In June 2025, the central bank’s gross international reserves amounted to USD 156 billion (representing around 85% of short-term external debt stock, or slightly more than half in gold) from USD 98.5 billion in May 2023. In 2024 and 2025, the moderation in domestic demand caused by the official monthly cap on credit growth (between 1.5 and 2%) has helped narrow the current account deficit and has increased the central bank's international reserves. The growth in reserves triggered a decrease in the risk premium – the 5-year USD CDS fell to 285 points in June 2025 vs. 888 points in July 2022. This has enhanced the country's ability to attract foreign capital inflows. However, reliance on short-term inflows to support the increase in reserves presents a challenge for the central bank to maintain Turkish lira stability in the face of potential external and domestic pressures.
Fiscal consolidation will continue to be driven by reduced expenditure, mainly related to discretionary spending (i.e., operational expenses, support for local projects etc). The slowdown in inflation will facilitate a deceleration in the growth of personnel expenditures, which constitute 30% of the total. However, interest payments, which rose 75% over January-May 2025 versus the year-earlier level, are expected to remain high. On back of increased inflation and the tightening of monetary policy, the average cost of domestic borrowing rose to 47% in May 2025, compared with 35% in May 2024.
Regional geopolitical tensions will be a marker in foreign policy
Türkiye has a presidential system that was passed by referendum in 2017. Executive powers and duties are exercised and fulfilled by the President. The 2023 general elections were won by President Recep Tayyip Erdo?an and his Justice and Development Party (AK Parti). The domestic political landscape is expected to remain relatively stable.
Türkiye’s foreign policy has been primarily driven by economic considerations in recent years. Geopolitical tensions, particularly in the Middle East, are expected to play a more significant role from 2025. The country is expected to proceed with caution to avoid being drawn into the conflicts. Although it is not implicated in the conflict involving Iran, Israel and the US, Türkiye nonetheless faces significant risks. While Ankara maintains diplomatic and commercial ties with Tehran, a broader conflict could destabilise Türkiye’s south-eastern borders, due to the presence of Iran-backed groups in Iraq and Syria. Türkiye could also have to deal again with refugee inflows from neighbouring countries. Türkiye will continue to serve as a pivotal diplomatic mediator, as is the case with the ongoing talks between Ethiopia and Somalia, and with negotiations between Ukraine and Russia.
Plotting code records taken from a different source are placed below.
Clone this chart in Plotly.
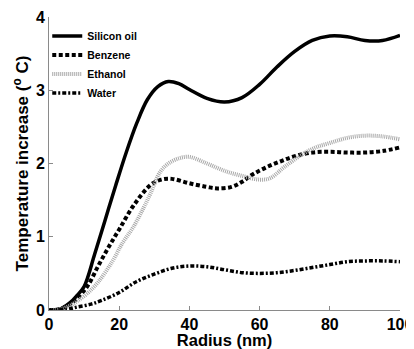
import plotly.graph_objects as go

# Radius (nm) / temperature increase (°C)
silicon_x = [0, 3, 6, 8, 10, 13, 16, 19, 22, 25, 28, 31, 34, 37, 40, 45, 50, 55, 60, 65, 70, 75, 80, 85, 90, 95, 100]
silicon_y = [0, 0.01, 0.1, 0.2, 0.32, 0.76, 1.23, 1.7, 2.15, 2.55, 2.87, 3.05, 3.12, 3.09, 3.01, 2.89, 2.84, 2.9, 3.08, 3.32, 3.53, 3.68, 3.74, 3.73, 3.68, 3.68, 3.75]

benzene_x = [0, 3, 6, 8, 11, 14, 17, 20, 24, 29, 32, 35, 40, 45, 48, 52, 55, 58, 62, 66, 70, 75, 80, 85, 90, 95, 100]
benzene_y = [0, 0.01, 0.08, 0.16, 0.33, 0.6, 0.86, 1.1, 1.42, 1.71, 1.78, 1.79, 1.73, 1.68, 1.66, 1.68, 1.75, 1.85, 1.95, 2.03, 2.1, 2.15, 2.16, 2.15, 2.15, 2.17, 2.22]

ethanol_x = [0, 3, 6, 8, 11, 14, 18, 21, 24, 27, 29, 31.6, 34, 37, 40, 45, 50, 55, 60, 63, 67, 72, 76, 80, 85, 90, 95, 100]
ethanol_y = [0, 0.01, 0.06, 0.12, 0.23, 0.38, 0.66, 0.92, 1.13, 1.4, 1.6, 1.88, 2.0, 2.07, 2.09, 2.0, 1.9, 1.83, 1.78, 1.8, 1.95, 2.12, 2.22, 2.28, 2.35, 2.38, 2.37, 2.33]

water_x = [0, 5, 8, 12, 15, 20, 25, 30, 35, 40, 45, 50, 55, 60, 65, 70, 75, 80, 85, 90, 95, 100]
water_y = [0, 0.01, 0.04, 0.08, 0.13, 0.24, 0.39, 0.49, 0.57, 0.6, 0.59, 0.55, 0.51, 0.5, 0.51, 0.54, 0.58, 0.62, 0.66, 0.67, 0.67, 0.66]

series_names = ["Silicon oil", "Benzene", "Ethanol", "Water"]

fig = go.Figure()
fig.add_trace(go.Scatter(x=silicon_x, y=silicon_y, name=series_names[0], mode="lines",
                         line=dict(color="black", width=3.5, shape="spline")))
fig.add_trace(go.Scatter(x=benzene_x, y=benzene_y, name=series_names[1], mode="lines",
                         line=dict(color="black", width=4, dash="4px,2.5px", shape="spline")))
fig.add_trace(go.Scatter(x=ethanol_x, y=ethanol_y, name=series_names[2], mode="lines",
                         line=dict(color="#a8a8a8", width=4, dash="1px,1px", shape="spline")))
fig.add_trace(go.Scatter(x=water_x, y=water_y, name=series_names[3], mode="lines",
                         line=dict(color="black", width=3.5, dash="4px,2px,2px,2px", shape="spline")))

axis_common = dict(showline=True, linecolor="#8a8a8a", linewidth=1, ticks="inside", ticklen=4,
                   tickcolor="#8a8a8a", showgrid=False, zeroline=False, automargin=False,
                   ticklabeloverflow="allow",
                   tickfont=dict(family="Liberation Sans", size=16, color="black", weight="bold"))

title_font = dict(family="Liberation Sans", size=16.5, color="black", weight="bold")

# the page body adds an 8px offset, so the figure is sized to the remaining window
fig.update_layout(
    width=406, height=341,
    margin=dict(l=41, r=14, t=9, b=39),
    plot_bgcolor="white", paper_bgcolor="white",
    xaxis=dict(range=[0, 100], tickvals=[0, 20, 40, 60, 80, 100], **axis_common,
               title=dict(text="Radius (nm)", standoff=3, font=title_font)),
    yaxis=dict(range=[0, 4], tickvals=[0, 1, 2, 3, 4], **axis_common,
               title=dict(text="Temperature increase (<sup>o</sup> C)", standoff=2,
                          font=dict(family="Liberation Sans", size=17, color="black", weight="bold"))),
    showlegend=True,
    legend=dict(x=-0.005, y=0.985, xanchor="left", yanchor="top", bgcolor="rgba(0,0,0,0)",
                font=dict(family="Liberation Sans", size=10.5, color="black", weight="bold"),
                itemwidth=30, tracegroupgap=0),
)

fig.write_html("out.html")
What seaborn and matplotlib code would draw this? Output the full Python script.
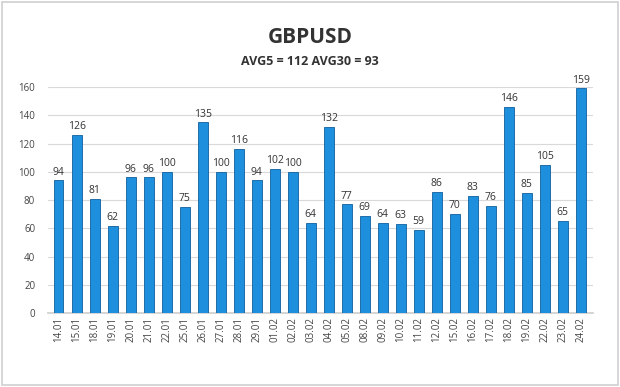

Türkiye has expanded its footprint in Africa, investing in infrastructure, energy, and telecommunications. It has established robust economic ties with African nations, positioning itself as a crucial partner: trade between Africa and Türkiye rose from USD 5 billion in 2003 to USD 33 billion in 2024. Türkiye, while a NATO member, seeks to maintain a degree of strategic autonomy, as seen in Syria, Libya and the Caucasus. Its relationship with the EU continues to be complex – on the table are frozen accession talks, the Cyprus issue and tensions with Greece – although both sides remain bound by their shared interests.